悩みと不可能ーそれが一切の世界の背後を作ったのだ。そして苦悩に沈湎する者だけが経験するあの束の間の幸福の妄想が、世界の背後を作り出したのだ。

自分から眼を逸らして陶酔の喜びにひたる避暑地として神の世界は作られたし、神の創造主は人間の苦悩に意味を与えることによって、他人を縛り付けてきたという。罪を背負って生きて行くという美徳を作り上げたのだ。*教会のことは最悪の怪物と言っている笑

ショーペンハウアーが示したような意思否定の道ではなく、むしろそうしたものに負けない強い肯定的な意思へと進んだと見るべきであろう。深刻な否定の極限に、深刻な肯定を求めた。深刻さも忘れるほどの肯定を。

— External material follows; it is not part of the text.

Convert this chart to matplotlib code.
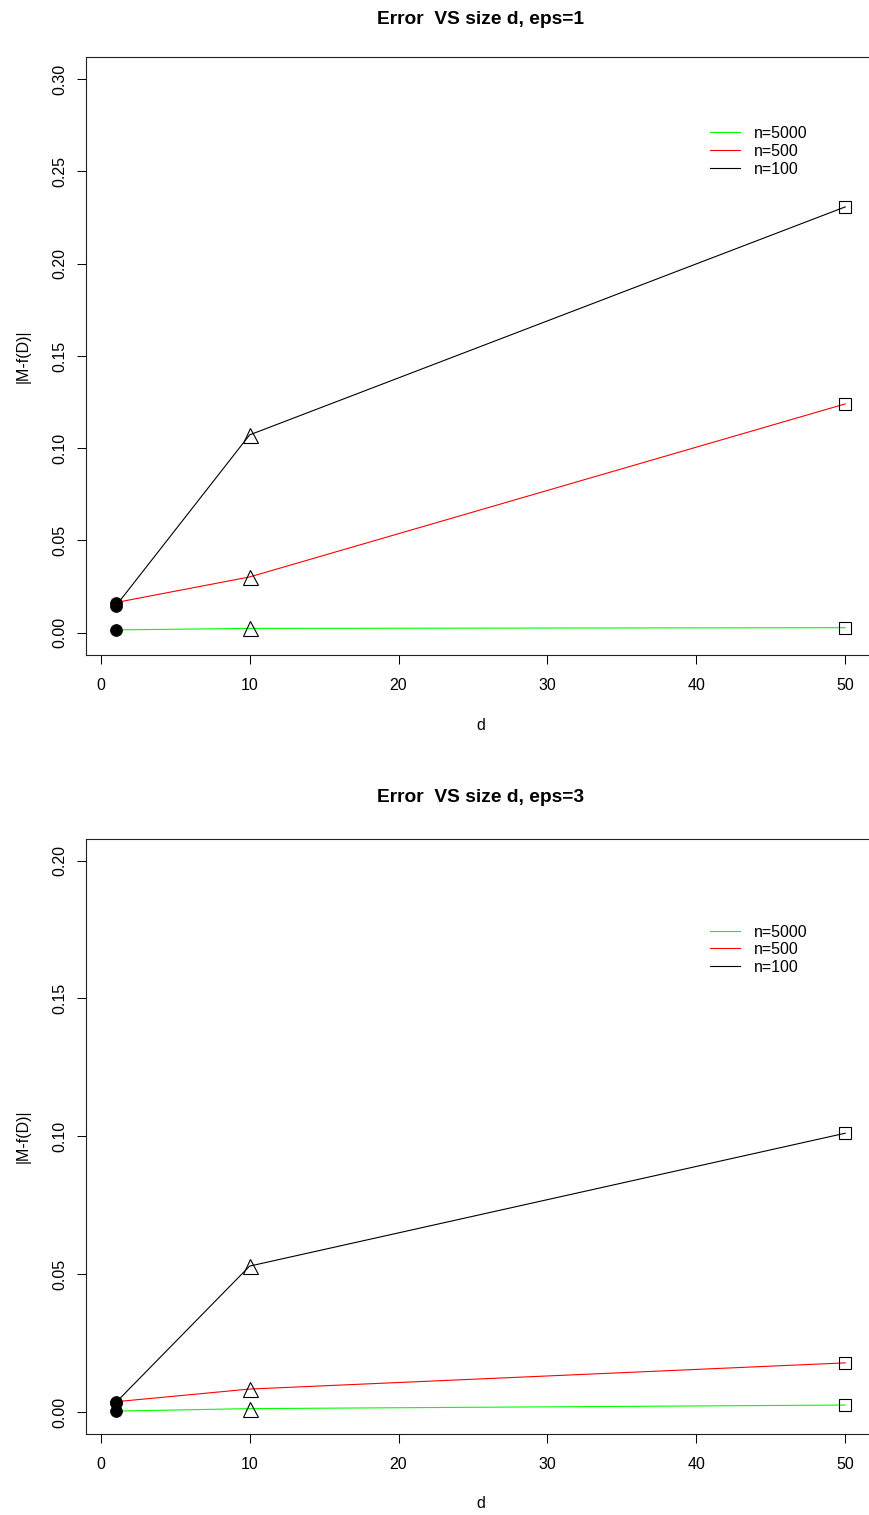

ただ、「この世界は苦である」というショーペンハウアーの思想から、それを超えて光を掴もうという強い意志を感じることのできるのが興味深い思想。

わたしが愛するのは、おのれの徳を愛するものである。なぜなら徳は没落への意志であり、あこがれの矢であるから。

最初は何を言っているか全くわからなかったけども、よくよく読み返していくと、"人は自分を肯定することよりも、罪を背負って生きていくことを美徳としてしまった(特にキリスト教)ことに嫌悪している。そして、その世界を降りることを没落や破滅と捉え、自分を肯定し直して徳を作って行くことを愛したいというポジションなんだと捉えられるようになった。

精神はかつては「汝なすべし」を自分の最も神聖なものとして愛した。今精神はこの最も神聖なものも、妄想と恣意の産物にすぎぬと見ざるを得ない。
我が兄弟よ、あなたの思想と感情の背後には、強力な支配者、知られざる賢者が控えている。ーそれが本物の「おのれ」というものなのだ。あなたの身体の中に、彼は住んでいる。あなたの身体はかれなのだ。

ツァラトゥストラはこう言ったものを「超人」と読んでいるが、ヨーロッパのキリスト教がその力を失い、伝統的文化はそのために意味と価値の究極のものを見失うに至った。ここにニヒリズムの支配する世紀が到来し、人間は不安の霧の中を彷徨する。この人間に、その存在の意味を教えるものとして超人が求められると見ることができる。

勇気、冒険、不確かなもの、まだ誰も手をつけていないものへの喜び、ー要するに勇気こそは、人間の一切の先史学だと、私には思われる。人間は極めて原始的な、勇気ある動物どもに妬みを感じ、その全ての長所を奪い取った。こうして人間は初めてー人間になった。

神によって(主にキリスト教)、本来人が持つべき勇気を奪われて"人間"になってしまった。なので、作られた"人間"を没落・破壊して、勇気を取り戻し、超人になろう。というニーチェの意志は、真に人類の幸せを願った哲学者の叫びだったのだろうと思った。